Eine andere Regel lautet: Der Mord muss in den ersten sieben Minuten geschehen. Seitdem der Fernsehzuschauer mit seiner Fernbedienung eine Waffe gegen uns Fernsehmacher in der Hand hat, muss gleich zu Beginn Höchstspannung aufgebaut werden. Früher durfte ein Film aufgehen wie eine Blume, und im Kino kann man das auch noch erleben. Aber jetzt müssen wir unseren Kunden gleich am Kragen packen und dürfen ihn nicht mehr loslassen.

Dieser Kunde ist andererseits unser Komplize. Man kennt sich. Der Verfasser von Krimigeschichten weiß um die Erwartungen des Konsumenten. Und der Rezipient weiß genau, was der Erzähler vorhat und denkt. Das geht so weit, dass der Zuschauer sagen kann: „Ich weiß ja, du willst mich auf eine falsche Fährte setzen. Ich durchschaue dich. Mich legst du nicht rein.“ Und genau auf dieses Denken spekuliert seinerseits der Autor. Es ist immer eine Gleichung mit beliebig vielen Unbekannten. Das Opfer aber ist in dieser Rechnung eine Konstante, die feststeht und uns nicht weiter beschäftigt, es sei denn in einer Rückblende. Am Ende aber geht die Gleichung immer auf, und alle sind zufrieden.

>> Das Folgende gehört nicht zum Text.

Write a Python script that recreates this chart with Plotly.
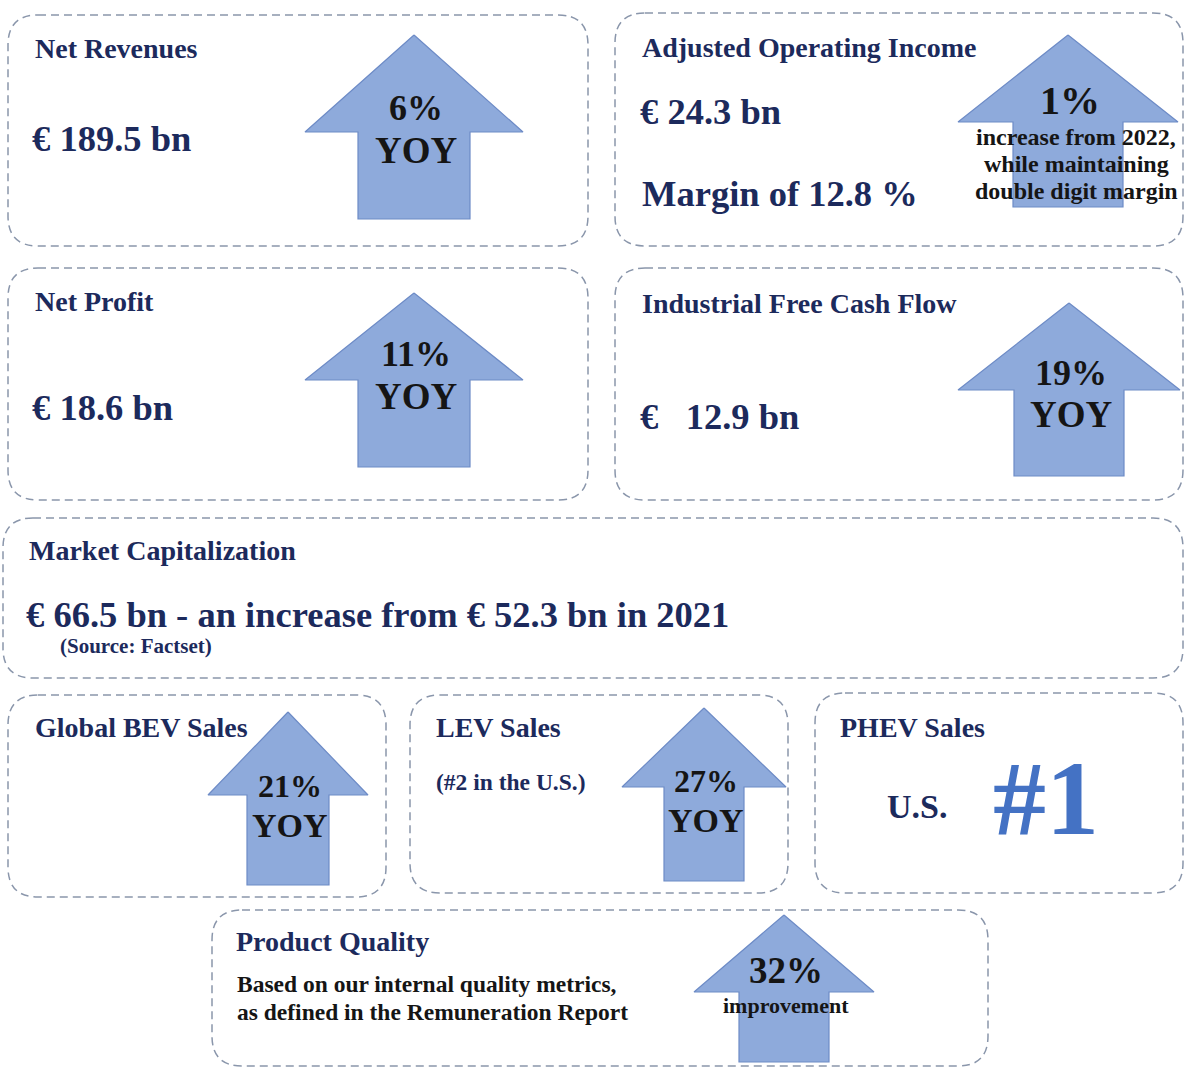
import plotly.graph_objects as go

W, H = 1186, 1068

# card contents
titles = ['Net Revenues', 'Adjusted Operating Income', 'Net Profit',
          'Industrial Free Cash Flow', 'Market Capitalization', 'Global BEV Sales',
          'LEV Sales', 'PHEV Sales', 'Product Quality']
values = ['€ 189.5 bn', '€ 24.3 bn', '€ 18.6 bn', '€   12.9 bn']
growth_pct = [6, 1, 11, 19, 21, 27, 32]
growth_note = ['YOY', '', 'YOY', 'YOY', 'YOY', 'YOY', 'improvement']
aoi_margin = 12.8
mcap_now, mcap_prev, mcap_year = 66.5, 52.3, 2021
aoi_note = ['increase from 2022,', 'while maintaining', 'double digit margin']
quality_note = ['Based on our internal quality metrics,',
                'as defined in the Remuneration Report']

NAVY = '#1c2a5c'
DARK = '#151515'
BLUE = '#4472c4'
SERIF = 'Liberation Serif'

# layout of cards: x0, y0, x1, y1
cards = [(8, 15, 588, 246), (615, 13, 1183, 246), (8, 268, 588, 500),
         (615, 268, 1183, 500), (3, 518, 1183, 678), (8, 695, 386, 897),
         (410, 695, 788, 893), (815, 693, 1183, 893), (212, 910, 988, 1066)]
title_pos = [(33, 48), (640, 47), (33, 301), (640, 303), (27, 550),
             (33, 727), (434, 727), (838, 727), (234, 941)]
value_pos = [(30, 138), (638, 111), (30, 407), (638, 416)]

# arrows: tip_x, tip_y, head_y, half_head, half_shaft, bottom
arrows = [(414, 35, 132, 109, 56, 219), (1068, 35, 122, 110, 55, 207),
          (414, 293, 380, 109, 56, 467), (1069, 303, 390, 111, 55, 476),
          (288, 712, 795, 80, 41, 885), (704, 708, 787, 82, 40, 881),
          (784, 915, 992, 90, 45, 1062)]
pct_pos = [108, 100, 354, 373, 786, 781, 970]
note_pos = [150, None, 396, 414, 825, 820, 1005]
pct_size = [36, 40, 36, 36, 32, 32, 37]
note_size = [37, 0, 37, 37, 34, 34, 22]


def rounded(x0, y0, x1, y1, r=30):
    return (f'M {x0 + r},{y0} L {x1 - r},{y0} Q {x1},{y0} {x1},{y0 + r} '
            f'L {x1},{y1 - r} Q {x1},{y1} {x1 - r},{y1} L {x0 + r},{y1} '
            f'Q {x0},{y1} {x0},{y1 - r} L {x0},{y0 + r} Q {x0},{y0} {x0 + r},{y0} Z')


fig = go.Figure()

for tx, ty, hy, hh, hs, by in arrows:
    xs = [tx, tx + hh, tx + hs, tx + hs, tx - hs, tx - hs, tx - hh, tx]
    ys = [ty, hy, hy, by, by, hy, hy, ty]
    fig.add_trace(go.Scatter(x=xs, y=ys, mode='lines', fill='toself',
                             fillcolor='#8eaadb', line=dict(color='#6d8bc6', width=1.2),
                             hoverinfo='skip', showlegend=False))

shapes = [dict(type='path', path=rounded(*c), xref='x', yref='y',
               line=dict(color='#8a96ab', width=1.5, dash='8px,5px'), layer='below')
          for c in cards]

ann = []


def text(x, y, s, size, color=NAVY, anchor='left'):
    ann.append(dict(x=x, y=y, xref='x', yref='y', text=s, showarrow=False,
                    xanchor=anchor, yanchor='middle',
                    font=dict(family=SERIF, size=size, color=color)))


for (x, y), t in zip(title_pos, titles):
    text(x, y, f'<b>{t}</b>', 28)
for (x, y), v in zip(value_pos, values):
    text(x, y, f'<b>{v}</b>', 36.5)
text(640, 193, f'<b>Margin of {aoi_margin} %</b>', 36.5)
text(24, 614, f'<b>€ {mcap_now} bn - an increase from € {mcap_prev} bn in {mcap_year}</b>', 36.5)
text(58, 646, '<b>(Source: Factset)</b>', 21)
text(434, 782, '<b>(#2 in the U.S.)</b>', 23.5)
text(885, 806, '<b>U.S.</b>', 34)
text(991, 798, '<b>#1</b>', 106, color=BLUE)
text(235, 984, f'<b>{quality_note[0]}</b>', 23.5, color=DARK)
text(235, 1012, f'<b>{quality_note[1]}</b>', 23.5, color=DARK)

for a, p, n, py, ny, ps, ns in zip(arrows, growth_pct, growth_note, pct_pos,
                                    note_pos, pct_size, note_size):
    cx = a[0] + 2
    text(cx, py, f'<b>{p}%</b>', ps, color=DARK, anchor='center')
    if n:
        text(cx, ny, f'<b>{n}</b>', ns, color=DARK, anchor='center')

for i, line in enumerate(aoi_note):
    text(1076, 137 + 27 * i, f'<b>{line}</b>', 24, color=DARK, anchor='center')

fig.update_layout(
    width=W, height=H, margin=dict(l=0, r=0, t=0, b=0),
    paper_bgcolor='white', plot_bgcolor='white',
    xaxis=dict(range=[0, W], visible=False, fixedrange=True),
    yaxis=dict(range=[H, 0], visible=False, fixedrange=True),
    shapes=shapes, annotations=ann, showlegend=False)

# drop the browser's default body margin so the figure sits at the page corner
fig.write_html('out.html', config={'displayModeBar': False},
               post_script="document.body.style.margin='0';"
                           "document.body.style.overflow='hidden';")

Der Autor war als Korrespondent des „Spiegel“ für Baden-Württemberg (1972 bis 1979) für die Berichterstattung des Nachrichtenmagazins über die Prozesse gegen die RAF-Mitglieder verantwortlich. Er hat die Täter gekannt. In seinem ersten Kriminalroman „Der Atomkrieg von Weihersbronn“ tauchen sie in verfremdeter Form auf. Seit 1981 arbeitet Huby als freier Buch-, Theater- und Fernsehautor. Er hat unter anderem 34 ARD-„Tatorte“ geschrieben.